• Hunkute, Ethiopia - Organic

  • 145 kr

  • Description

    About the Coffee
    Flavour description:
     A delicate yet balanced cup. Notes of apricot and black tea with citric acidity and a hint of white flower.
    Colour: Light lemon yellow
    Category: Curious
    Producers: Hunkute Site 2. The cooperative has a total of 2149 members this year. 
    Varietal: Indigenous wild varietals
    Washing station: Hunkute Site 2 
    Location: Dalle, Sidamo 
    Union: Sidama Union, together with 69 other cooperatives.
    Harvested: November 2018 - January 2019
    Altitude: 2150 masl
    Process: Fully washed. The coffee is pulped on the same day as harvested and then fermented for 72 hours. After that the coffee is separated by density in water channels, finally, the coffee is rinsed with clean water and dried on 20-25 days on raised beds before dried-milled. 
    Roast level: We are roasting this coffee for vibrancy and clarity in the cup, with a light to medium roast profile. 

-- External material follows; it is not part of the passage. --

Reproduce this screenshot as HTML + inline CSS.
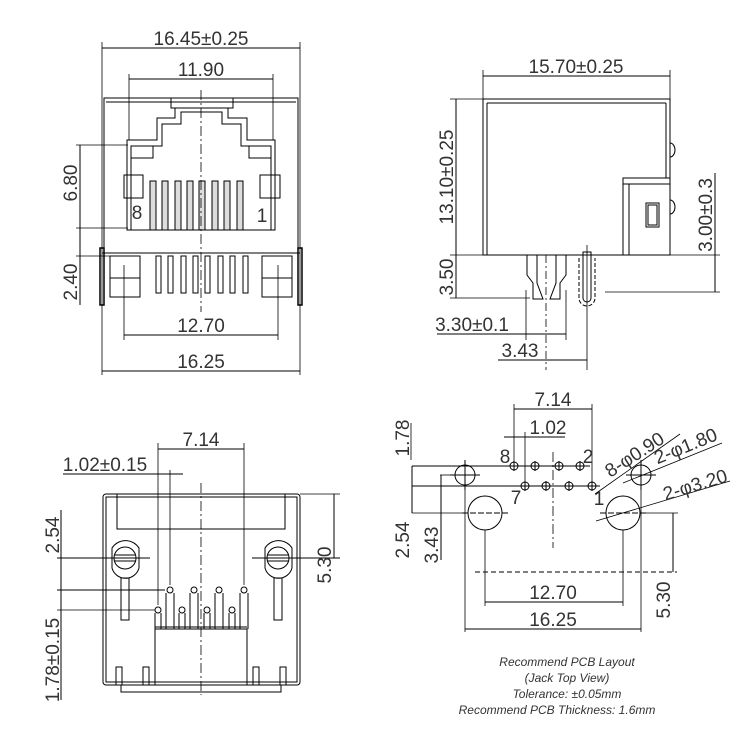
<!DOCTYPE html>
<html><head><style>
html,body{margin:0;padding:0;background:#fff}
svg{display:block}
text{font-family:"Liberation Sans",sans-serif;fill:#333}
.d{font-size:19px}
.c{font-size:12px;font-style:italic}
</style></head><body>
<svg width="750" height="750" viewBox="0 0 750 750" stroke="#000" fill="none" stroke-width="1">
<!-- ===== TOP LEFT ===== -->
<g>
<line x1="102" y1="42" x2="102" y2="300" stroke-width="0.8"/>
<line x1="300" y1="42" x2="300" y2="300" stroke-width="0.8"/>
<line x1="102" y1="48" x2="300" y2="48"/>
<text class="d" x="201" y="45" text-anchor="middle" stroke="none">16.45±0.25</text>
<line x1="129" y1="74" x2="129" y2="140" stroke-width="0.8"/>
<line x1="273" y1="74" x2="273" y2="140" stroke-width="0.8"/>
<line x1="129" y1="79" x2="273" y2="79"/>
<text class="d" x="201" y="76" text-anchor="middle" stroke="none">11.90</text>
<rect x="104" y="98" width="194" height="155"/>
<line x1="106" y1="102" x2="296" y2="102"/>
<polygon points="127,230 127,140 157,140 157,118 175,118 175,108 228,108 228,118 247,118 247,140 275,140 275,230"/>
<polyline points="131,230 131,146 162,146 162,124 181,124 181,112 222,112 222,124 241,124 241,146 271,146 271,230"/>
<rect x="171" y="98" width="62" height="10"/>
<rect x="131" y="146" width="22" height="12"/>
<rect x="249" y="146" width="22" height="12"/>
<rect x="124" y="175" width="19" height="23"/>
<rect x="260" y="175" width="20" height="23"/>
<g fill="#ddd">
<rect x="150" y="181" width="6" height="49"/><rect x="162" y="181" width="6" height="49"/>
<rect x="175" y="181" width="6" height="49"/><rect x="187" y="181" width="6" height="49"/>
<rect x="199" y="181" width="6" height="49"/><rect x="212" y="181" width="6" height="49"/>
<rect x="224" y="181" width="6" height="49"/><rect x="237" y="181" width="6" height="49"/>
</g>
<text class="d" x="137" y="219" text-anchor="middle" stroke="none">8</text>
<text class="d" x="262" y="222" text-anchor="middle" stroke="none">1</text>
<line x1="201" y1="90" x2="201" y2="312" stroke-dasharray="10,3,2,3" stroke-width="0.8"/>
<line x1="102" y1="253" x2="300" y2="253"/>
<rect x="110" y="256" width="30" height="41"/><line x1="110" y1="278" x2="140" y2="278"/>
<rect x="262" y="256" width="30" height="41"/><line x1="262" y1="278" x2="292" y2="278"/>
<g><rect x="156" y="256" width="5" height="37"/><rect x="168" y="256" width="5" height="37"/>
<rect x="181" y="256" width="5" height="37"/><rect x="193" y="256" width="5" height="37"/>
<rect x="205" y="256" width="5" height="37"/><rect x="218" y="256" width="5" height="37"/>
<rect x="230" y="256" width="5" height="37"/><rect x="243" y="256" width="5" height="37"/></g>
<rect x="100" y="248" width="4" height="57" stroke-width="1.5"/>
<rect x="298" y="248" width="4" height="57" stroke-width="1.5"/>
<line x1="76" y1="145" x2="128" y2="145" stroke-width="0.8"/>
<line x1="76" y1="228" x2="128" y2="228" stroke-width="0.8"/>
<line x1="76" y1="256" x2="128" y2="256" stroke-width="0.8"/>
<line x1="80" y1="145" x2="80" y2="305"/>
<text class="d" transform="translate(77,183) rotate(-90)" text-anchor="middle" stroke="none">6.80</text>
<text class="d" transform="translate(77,282) rotate(-90)" text-anchor="middle" stroke="none">2.40</text>
<line x1="124" y1="265" x2="124" y2="340" stroke-width="0.8"/>
<line x1="278" y1="265" x2="278" y2="340" stroke-width="0.8"/>
<line x1="124" y1="335" x2="278" y2="335"/>
<text class="d" x="201" y="332" text-anchor="middle" stroke="none">12.70</text>
<line x1="102" y1="371" x2="300" y2="371"/>
<text class="d" x="201" y="368" text-anchor="middle" stroke="none">16.25</text>
<line x1="102" y1="300" x2="102" y2="375" stroke-width="0.8"/>
<line x1="300" y1="300" x2="300" y2="375" stroke-width="0.8"/>
</g>
<!-- ===== TOP RIGHT ===== -->
<g>
<line x1="483" y1="70" x2="483" y2="99" stroke-width="0.8"/>
<line x1="670" y1="70" x2="670" y2="99" stroke-width="0.8"/>
<line x1="483" y1="76" x2="670" y2="76"/>
<text class="d" x="576" y="73" text-anchor="middle" stroke="none">15.70±0.25</text>
<rect x="483" y="99" width="187" height="156"/>
<line x1="487" y1="103" x2="666" y2="103"/>
<line x1="487" y1="103" x2="487" y2="255"/>
<line x1="666" y1="103" x2="666" y2="178"/>
<path d="M670,143 a5,7 0 0 1 0,14"/><path d="M670,200 a5,7 0 0 1 0,14"/>
<rect x="623" y="178" width="47" height="77"/>
<line x1="623" y1="184" x2="670" y2="184"/>
<line x1="629" y1="184" x2="629" y2="255"/>
<rect x="646" y="203" width="13" height="24"/><rect x="648" y="205" width="9" height="20"/>
<line x1="450" y1="99" x2="483" y2="99" stroke-width="0.8"/>
<line x1="456" y1="99" x2="456" y2="298"/>
<line x1="450" y1="255" x2="720" y2="255" stroke-width="0.8"/>
<line x1="450" y1="298" x2="530" y2="298" stroke-width="0.8"/>
<text class="d" transform="translate(453,177) rotate(-90)" text-anchor="middle" stroke="none">13.10±0.25</text>
<text class="d" transform="translate(453,277) rotate(-90)" text-anchor="middle" stroke="none">3.50</text>
<line x1="715" y1="173" x2="715" y2="292"/>
<line x1="605" y1="292" x2="720" y2="292" stroke-width="0.8"/>
<text class="d" transform="translate(712,215) rotate(-90)" text-anchor="middle" stroke="none">3.00±0.3</text>
<path d="M527,255 v20 l6,8 v16 h10 l-6,-16 v-28"/>
<path d="M566,255 v20 l-6,8 v16 h-10 l6,-16 v-28"/>
<line x1="546" y1="255" x2="546" y2="370" stroke-dasharray="8,3,2,3" stroke-width="0.8"/>
<path d="M583,252 v46 a4,4 0 0 0 8,0 v-46 z"/>
<path d="M579,258 v40 a8,8 0 0 0 16,0 v-40" stroke-dasharray="4,2"/>
<line x1="587" y1="245" x2="587" y2="370" stroke-width="0.8"/>
<line x1="526" y1="290" x2="526" y2="340" stroke-width="0.8"/>
<line x1="566" y1="290" x2="566" y2="340" stroke-width="0.8"/>
<line x1="437" y1="334" x2="566" y2="334"/>
<text class="d" x="472" y="331" text-anchor="middle" stroke="none">3.30±0.1</text>
<line x1="498" y1="360" x2="587" y2="360"/>
<text class="d" x="520" y="357" text-anchor="middle" stroke="none">3.43</text>
</g>
<!-- ===== BOTTOM LEFT ===== -->
<g>
<line x1="158" y1="443" x2="158" y2="605" stroke-width="0.8"/>
<line x1="244" y1="443" x2="244" y2="585" stroke-width="0.8"/>
<line x1="158" y1="449" x2="244" y2="449"/>
<text class="d" x="201" y="446" text-anchor="middle" stroke="none">7.14</text>
<line x1="170" y1="470" x2="170" y2="585" stroke-width="0.8"/>
<line x1="63" y1="474" x2="183" y2="474"/>
<text class="d" x="105" y="471" text-anchor="middle" stroke="none">1.02±0.15</text>
<rect x="103" y="494" width="197" height="191" rx="3"/>
<rect x="106" y="497" width="191" height="185"/>
<rect x="117" y="494" width="168" height="35"/>
<line x1="201" y1="483" x2="201" y2="695" stroke-dasharray="10,3,2,3" stroke-width="0.8"/>
<path d="M112,548 a16,16 0 0 1 27,0 v20 a14,14 0 0 1 -27,0 z"/>
<circle cx="125" cy="558" r="11"/><line x1="114" y1="555" x2="136" y2="555"/><line x1="114" y1="561" x2="136" y2="561"/>
<path d="M265,548 a16,16 0 0 1 27,0 v20 a14,14 0 0 1 -27,0 z"/>
<circle cx="278" cy="558" r="11"/><line x1="267" y1="555" x2="289" y2="555"/><line x1="267" y1="561" x2="289" y2="561"/>
<rect x="121" y="578" width="8" height="42"/><rect x="274" y="578" width="8" height="42"/>
<line x1="57" y1="558" x2="150" y2="558"/><line x1="252" y1="558" x2="340" y2="558"/>
<line x1="57" y1="590" x2="165" y2="590"/><line x1="57" y1="610" x2="155" y2="610" stroke-width="0.8"/>
<g>
<circle cx="170" cy="590" r="3"/><circle cx="194" cy="590" r="3"/><circle cx="219" cy="590" r="3"/><circle cx="244" cy="590" r="3"/>
<circle cx="158" cy="610" r="3"/><circle cx="182" cy="610" r="3"/><circle cx="207" cy="610" r="3"/><circle cx="232" cy="610" r="3"/>
<path d="M166,629 v-36 M174,629 v-36 M190,629 v-36 M198,629 v-36 M215,629 v-36 M223,629 v-36 M240,629 v-36 M248,629 v-36"/>
<path d="M155,629 v-16 M161,629 v-16 M179,629 v-16 M185,629 v-16 M204,629 v-16 M210,629 v-16 M229,629 v-16 M235,629 v-16"/>
</g>
<rect x="155" y="629" width="92" height="56"/>
<line x1="155" y1="627" x2="247" y2="627"/>
<rect x="116" y="667" width="6" height="18"/><rect x="143" y="667" width="6" height="18"/>
<rect x="253" y="667" width="6" height="18"/><rect x="280" y="667" width="6" height="18"/>
<path d="M121,685 v7 h160 v-7"/>
<line x1="61" y1="510" x2="61" y2="700"/>
<text class="d" transform="translate(59,535) rotate(-90)" text-anchor="middle" stroke="none">2.54</text>
<text class="d" transform="translate(59,660) rotate(-90)" text-anchor="middle" stroke="none">1.78±0.15</text>
<line x1="300" y1="494" x2="340" y2="494" stroke-width="0.8"/>
<line x1="334" y1="494" x2="334" y2="558"/>
<text class="d" transform="translate(331,565) rotate(-90)" text-anchor="middle" stroke="none">5.30</text>
</g>
<!-- ===== BOTTOM RIGHT ===== -->
<g>
<line x1="514" y1="404" x2="514" y2="470" stroke-width="0.8"/>
<line x1="592" y1="404" x2="592" y2="490" stroke-width="0.8"/>
<line x1="514" y1="409" x2="592" y2="409"/>
<text class="d" x="553" y="406" text-anchor="middle" stroke="none">7.14</text>
<line x1="525" y1="432" x2="525" y2="490" stroke-width="0.8"/>
<line x1="504" y1="437" x2="565" y2="437"/>
<text class="d" x="548" y="434" text-anchor="middle" stroke="none">1.02</text>
<line x1="412" y1="466" x2="590" y2="466"/>
<line x1="412" y1="486" x2="600" y2="486"/>
<g>
<circle cx="514" cy="466" r="4"/><circle cx="535" cy="466" r="4"/><circle cx="559" cy="466" r="4"/><circle cx="580" cy="466" r="4"/>
<circle cx="525" cy="486" r="4"/><circle cx="546" cy="486" r="4"/><circle cx="569" cy="486" r="4"/><circle cx="592" cy="486" r="4"/>
<path d="M514,461 v10 M535,461 v10 M559,461 v10 M580,461 v10 M525,481 v10 M546,481 v10 M569,481 v10 M592,481 v10"/>
</g>
<text class="d" x="505" y="463" text-anchor="middle" stroke="none">8</text>
<text class="d" x="588" y="463" text-anchor="middle" stroke="none">2</text>
<text class="d" x="516" y="504" text-anchor="middle" stroke="none">7</text>
<text class="d" x="599" y="505" text-anchor="middle" stroke="none">1</text>
<line x1="553" y1="452" x2="553" y2="548" stroke-dasharray="10,3,2,3" stroke-width="0.8"/>
<circle cx="465" cy="475" r="10"/><line x1="450" y1="475" x2="480" y2="475"/><line x1="465" y1="460" x2="465" y2="490"/>
<circle cx="641" cy="475" r="10"/><line x1="626" y1="475" x2="656" y2="475"/><line x1="641" y1="460" x2="641" y2="490"/>
<circle cx="485" cy="513" r="17"/><circle cx="623" cy="513" r="17"/>
<line x1="462" y1="513" x2="508" y2="513" stroke-dasharray="6,2"/><line x1="600" y1="513" x2="646" y2="513" stroke-dasharray="6,2"/>
<line x1="412" y1="513" x2="462" y2="513" stroke-width="0.8"/>
<line x1="646" y1="513" x2="678" y2="513" stroke-width="0.8"/>
<line x1="440" y1="475" x2="450" y2="475" stroke-width="0.8"/>
<line x1="412" y1="466" x2="412" y2="513"/>
<line x1="441" y1="475" x2="441" y2="560"/>
<line x1="411" y1="423" x2="411" y2="460" stroke-width="0.8"/>
<text class="d" transform="translate(409,438) rotate(-90)" text-anchor="middle" stroke="none">1.78</text>
<text class="d" transform="translate(409,540) rotate(-90)" text-anchor="middle" stroke="none">2.54</text>
<text class="d" transform="translate(438,545) rotate(-90)" text-anchor="middle" stroke="none">3.43</text>
<line x1="595" y1="494" x2="680" y2="434" stroke-width="0.8"/>
<text class="d" transform="translate(638,460) rotate(-33)" text-anchor="middle" stroke="none">8-φ0.90</text>
<line x1="623" y1="483" x2="722" y2="443" stroke-width="0.8"/>
<text class="d" transform="translate(688,452) rotate(-22)" text-anchor="middle" stroke="none">2-φ1.80</text>
<line x1="596" y1="521" x2="730" y2="481" stroke-width="0.8"/>
<text class="d" transform="translate(697,491) rotate(-17)" text-anchor="middle" stroke="none">2-φ3.20</text>
<line x1="475" y1="572" x2="677" y2="572" stroke-dasharray="5,3"/>
<line x1="673" y1="513" x2="673" y2="572"/>
<text class="d" transform="translate(670,600) rotate(-90)" text-anchor="middle" stroke="none">5.30</text>
<line x1="465" y1="487" x2="465" y2="632" stroke-width="0.8"/>
<line x1="641" y1="487" x2="641" y2="632" stroke-width="0.8"/>
<line x1="485" y1="530" x2="485" y2="606" stroke-width="0.8"/>
<line x1="623" y1="530" x2="623" y2="606" stroke-width="0.8"/>
<line x1="485" y1="602" x2="623" y2="602"/>
<text class="d" x="553" y="599" text-anchor="middle" stroke="none">12.70</text>
<line x1="465" y1="629" x2="641" y2="629"/>
<text class="d" x="553" y="626" text-anchor="middle" stroke="none">16.25</text>
</g>
<g stroke="none">
<text class="c" x="567" y="666" text-anchor="middle">Recommend PCB Layout</text>
<text class="c" x="567" y="682" text-anchor="middle">(Jack Top View)</text>
<text class="c" x="567" y="698" text-anchor="middle">Tolerance: ±0.05mm</text>
<text class="c" x="557" y="714" text-anchor="middle">Recommend PCB Thickness: 1.6mm</text>
</g>
</svg>
</body></html>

    Ethiopian coffee is very special with their floral, tea-like taste profiles, the rural, beautiful country and the strong coffee culture. Hunkute is located in the Dalle region in Sidama and is made up of two washing stations where the coffee is being processed. We have been buying from Hunkute for seven years now, but this is the first time we are buying coffee from only one of the two sites, as before they have been blended. We have chosen to work with site two, located on the highest altitude of 2150 masl, for its clear and vibrant taste profile.  
    The coffee is delicate, yet well balanced with a vibrant citric acidity and notes of apricot and black tea. 
    This coffee is certified organic. 

    About Hunkute
    Ethiopia and Yemen are the birthplaces of coffee. In Ethiopia there are over 1.1 million smallholder coffee farmers, delivering cherries to a cooperative or private washing station. In the region where coffee is growing, most people process roast and brew their coffee themselves. As a country, Ethiopia is consuming over 40% of what they are producing themselves, compared to Kenya where they keep less than 5% of all the coffee produced in the country.

    Hunkute is two washing stations (Site 1 and Site 2) both belong to the Hunkute Cooperative, which is made up of 2149 members (January 2019). Hunkute Cooperative is connected to the Sidama Union. 

    Hunkute site 2, started six years ago, they are collecting cherries from both the members of the cooperative and surrounding farmers who want to deliver their cherries to the washing station. Most farmers delivering to Hunkute site 2 have about half a hectare to two hectares with an average of 1500 trees per hectare. One tree in Ethiopia is typically producing cherries equal to less than 100 - 200 grams of green coffee. Throughout the year, organic fertilizer is common at the farms. Pruning of the trees is less common.

    During the harvest period, from November to January, the farmers are collecting their coffee cherries every second week. The farmers in the area around Hunkute are helping each other with the harvest, circulating with the neighbouring farms. Many of the farmers are also working at the washing stations during harvest. A few farmers that have bigger farms are hiring local staff during the harvest. 

    The coffee needs to be mainly mature red to be considered as "Grade One". Cherries are hand sorted for unripe and overripe cherries by the farmers before they go into production. First, the coffee is de-pupled, meaning that the skin and pulp are removed from the beans by a machine. Then the beans are being fermented under water for 72 hours. After that, the coffee is separated by density in water channels and rinsed with clean water. Before the water is going back to nature, the water is neutralized by filters to not harm nature. The coffee cherries are dried on 20-25 days on raised beds until it reads a moister level of 11 to 11.5%, 

    Hunkute cooperative belongs to Sidamo Union, who now has its own dry mill where the coffee is milled and graded before putting into protective bags and loaded on the containers.

    Sustainability aspect - Payment and agriculture at Hunkute 
    Since Sidama is such a mecca in coffee the market is competitive for the cooperatives in the region. This is one of the reasons Hunkute is paying the farmers up front daily during harvest (November-January) unless the farmer prefers to be paid differently. All of the volumes and coffee cherry prices are displayed. They also have a second payment based on the selling price which is being paid to the farmers very latest by August, which is a great difference compared to how late we've seen some farmers being paid when visiting different cooperatives in Ethiopia. In the Sidama Union, about 70% of the payment is going back to the farmers and the rest are for investments at the washing stations and the cooperative. 

    This year, we have paid a $3.19 USD/lb FOB for this coffee,  the current c-market price is less than $1USD/lb FOB which is not sustainable as it doesn't cover the costs for the coffee production. 

    Being certified Organic and with UTZ and Fair Trade, is one of the reasons why the washing station is good at keeping documents and reports of payments and data logging of the production.